**WHAT IS REQUIRED**.
Check each line of the material below, and copy it if it holds the string "code".
____ DATA BLOCK
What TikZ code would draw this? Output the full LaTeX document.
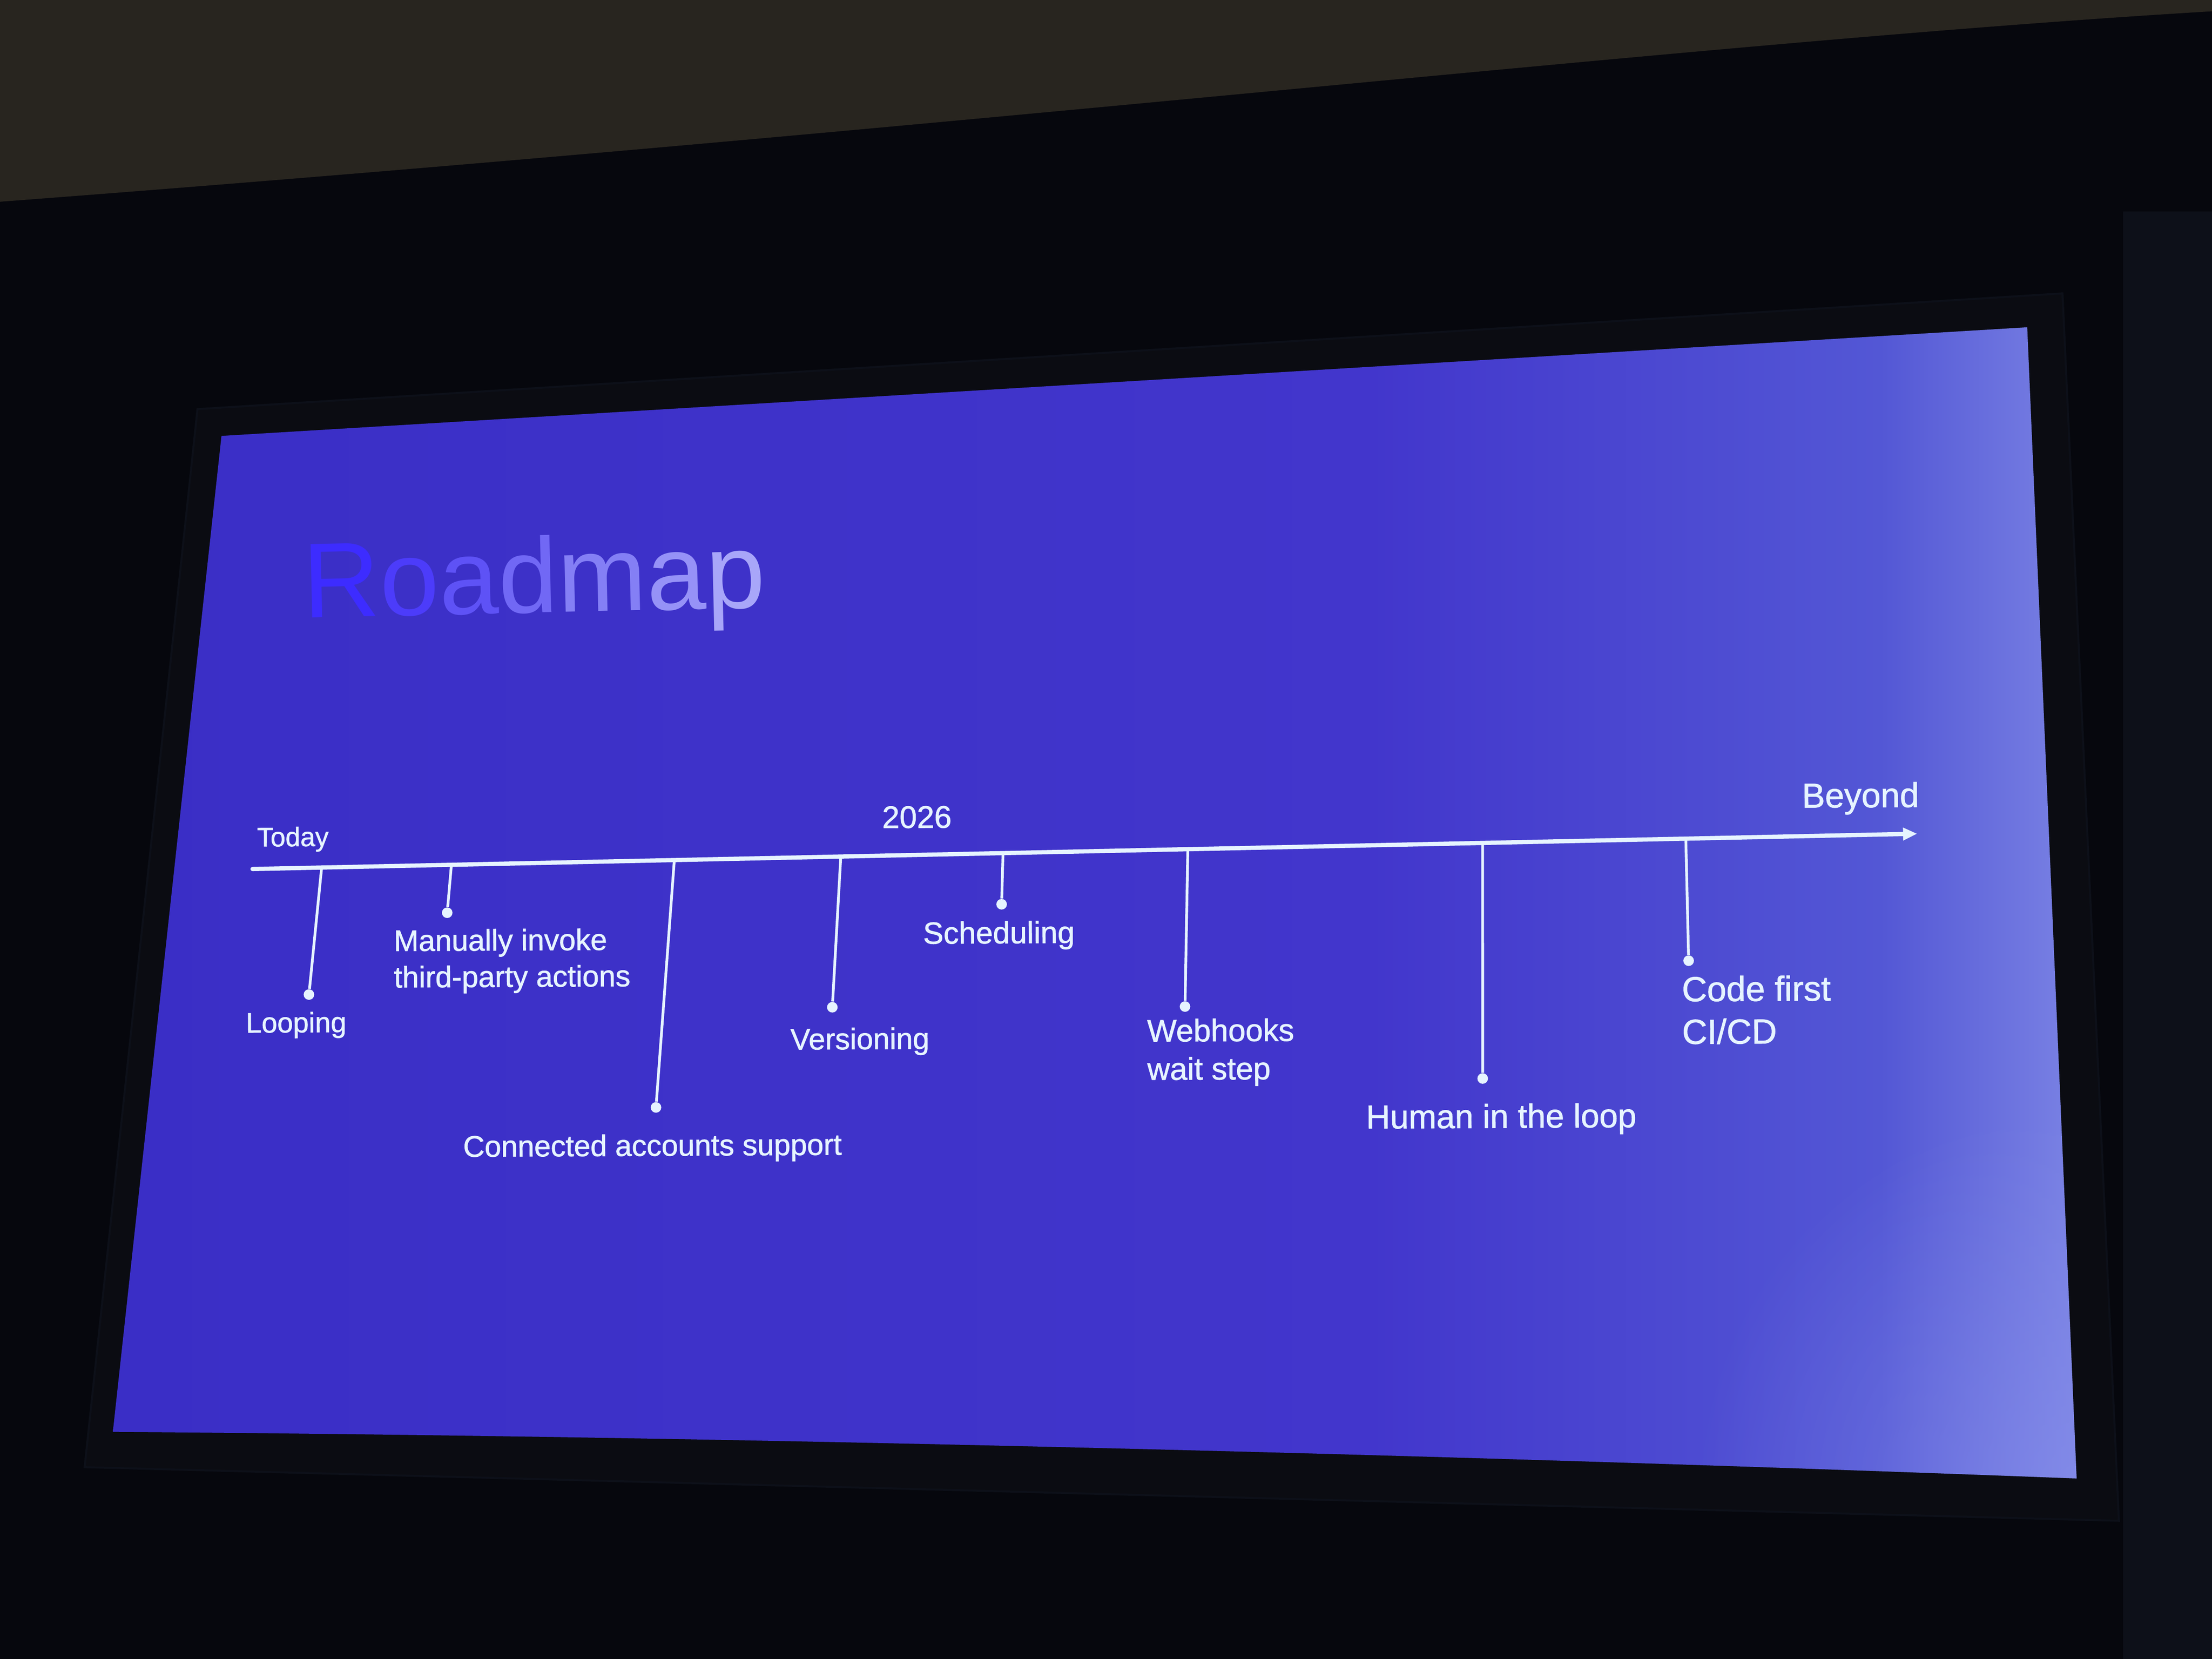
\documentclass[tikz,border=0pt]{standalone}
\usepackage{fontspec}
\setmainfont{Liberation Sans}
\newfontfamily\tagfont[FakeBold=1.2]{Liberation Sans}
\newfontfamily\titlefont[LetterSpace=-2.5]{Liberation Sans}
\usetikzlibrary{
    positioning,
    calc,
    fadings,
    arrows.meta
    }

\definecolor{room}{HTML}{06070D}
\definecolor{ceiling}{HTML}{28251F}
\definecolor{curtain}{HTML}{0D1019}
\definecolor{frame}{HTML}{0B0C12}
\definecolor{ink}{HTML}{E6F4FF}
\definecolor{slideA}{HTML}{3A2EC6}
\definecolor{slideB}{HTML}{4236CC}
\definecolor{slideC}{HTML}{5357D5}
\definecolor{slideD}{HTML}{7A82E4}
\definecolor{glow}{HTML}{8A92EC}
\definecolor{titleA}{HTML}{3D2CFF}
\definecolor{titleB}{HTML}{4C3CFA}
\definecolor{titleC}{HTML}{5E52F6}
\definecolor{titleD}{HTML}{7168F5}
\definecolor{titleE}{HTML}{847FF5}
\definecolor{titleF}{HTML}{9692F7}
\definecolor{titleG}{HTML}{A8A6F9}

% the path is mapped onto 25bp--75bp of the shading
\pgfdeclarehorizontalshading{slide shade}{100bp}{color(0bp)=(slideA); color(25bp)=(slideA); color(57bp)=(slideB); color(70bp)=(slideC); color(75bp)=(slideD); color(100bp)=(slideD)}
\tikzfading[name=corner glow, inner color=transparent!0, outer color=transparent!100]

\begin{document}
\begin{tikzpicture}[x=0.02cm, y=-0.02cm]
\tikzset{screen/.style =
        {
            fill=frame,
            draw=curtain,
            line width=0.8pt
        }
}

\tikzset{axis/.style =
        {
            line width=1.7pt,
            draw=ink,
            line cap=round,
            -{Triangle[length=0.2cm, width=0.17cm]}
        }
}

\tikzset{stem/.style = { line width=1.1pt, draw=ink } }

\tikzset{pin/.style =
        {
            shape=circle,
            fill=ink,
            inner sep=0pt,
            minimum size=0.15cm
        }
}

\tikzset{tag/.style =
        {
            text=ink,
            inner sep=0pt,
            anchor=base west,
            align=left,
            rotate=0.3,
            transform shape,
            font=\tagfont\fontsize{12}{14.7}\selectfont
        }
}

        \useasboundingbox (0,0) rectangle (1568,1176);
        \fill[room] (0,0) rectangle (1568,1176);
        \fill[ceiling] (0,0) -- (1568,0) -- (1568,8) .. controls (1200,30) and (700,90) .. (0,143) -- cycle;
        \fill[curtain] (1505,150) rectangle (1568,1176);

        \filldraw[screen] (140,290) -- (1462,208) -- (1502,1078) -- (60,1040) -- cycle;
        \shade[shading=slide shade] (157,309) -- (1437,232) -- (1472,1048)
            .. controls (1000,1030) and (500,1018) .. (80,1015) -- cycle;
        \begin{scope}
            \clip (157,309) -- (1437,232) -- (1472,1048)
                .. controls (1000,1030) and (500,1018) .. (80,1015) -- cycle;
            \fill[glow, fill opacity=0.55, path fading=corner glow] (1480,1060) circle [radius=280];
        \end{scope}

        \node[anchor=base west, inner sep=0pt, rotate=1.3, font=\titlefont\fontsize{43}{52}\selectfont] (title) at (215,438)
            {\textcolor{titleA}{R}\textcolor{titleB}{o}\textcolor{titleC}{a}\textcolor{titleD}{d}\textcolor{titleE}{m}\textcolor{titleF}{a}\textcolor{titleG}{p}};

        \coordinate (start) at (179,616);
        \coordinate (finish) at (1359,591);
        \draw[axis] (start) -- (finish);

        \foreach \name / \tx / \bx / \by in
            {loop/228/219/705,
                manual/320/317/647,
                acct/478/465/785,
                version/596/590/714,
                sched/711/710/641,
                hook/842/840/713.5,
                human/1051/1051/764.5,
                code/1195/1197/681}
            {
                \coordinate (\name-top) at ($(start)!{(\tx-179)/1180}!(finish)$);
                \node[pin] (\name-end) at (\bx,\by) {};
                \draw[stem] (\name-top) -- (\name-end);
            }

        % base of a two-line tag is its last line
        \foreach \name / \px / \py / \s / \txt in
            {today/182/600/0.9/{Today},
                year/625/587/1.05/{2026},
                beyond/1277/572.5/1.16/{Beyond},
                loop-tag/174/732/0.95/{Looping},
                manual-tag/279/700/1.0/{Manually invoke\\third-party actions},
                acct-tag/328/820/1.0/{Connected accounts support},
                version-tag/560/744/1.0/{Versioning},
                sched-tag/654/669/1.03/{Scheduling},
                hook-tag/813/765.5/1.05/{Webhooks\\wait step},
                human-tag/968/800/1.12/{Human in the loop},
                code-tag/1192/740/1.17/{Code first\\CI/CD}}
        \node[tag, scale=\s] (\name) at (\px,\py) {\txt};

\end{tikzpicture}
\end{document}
________
**OUTPUT OF THE TASK**.
What TikZ code would draw this? Output the full LaTeX document.
                code/1195/1197/681}
                code-tag/1192/740/1.17/{Code first\\CI/CD}}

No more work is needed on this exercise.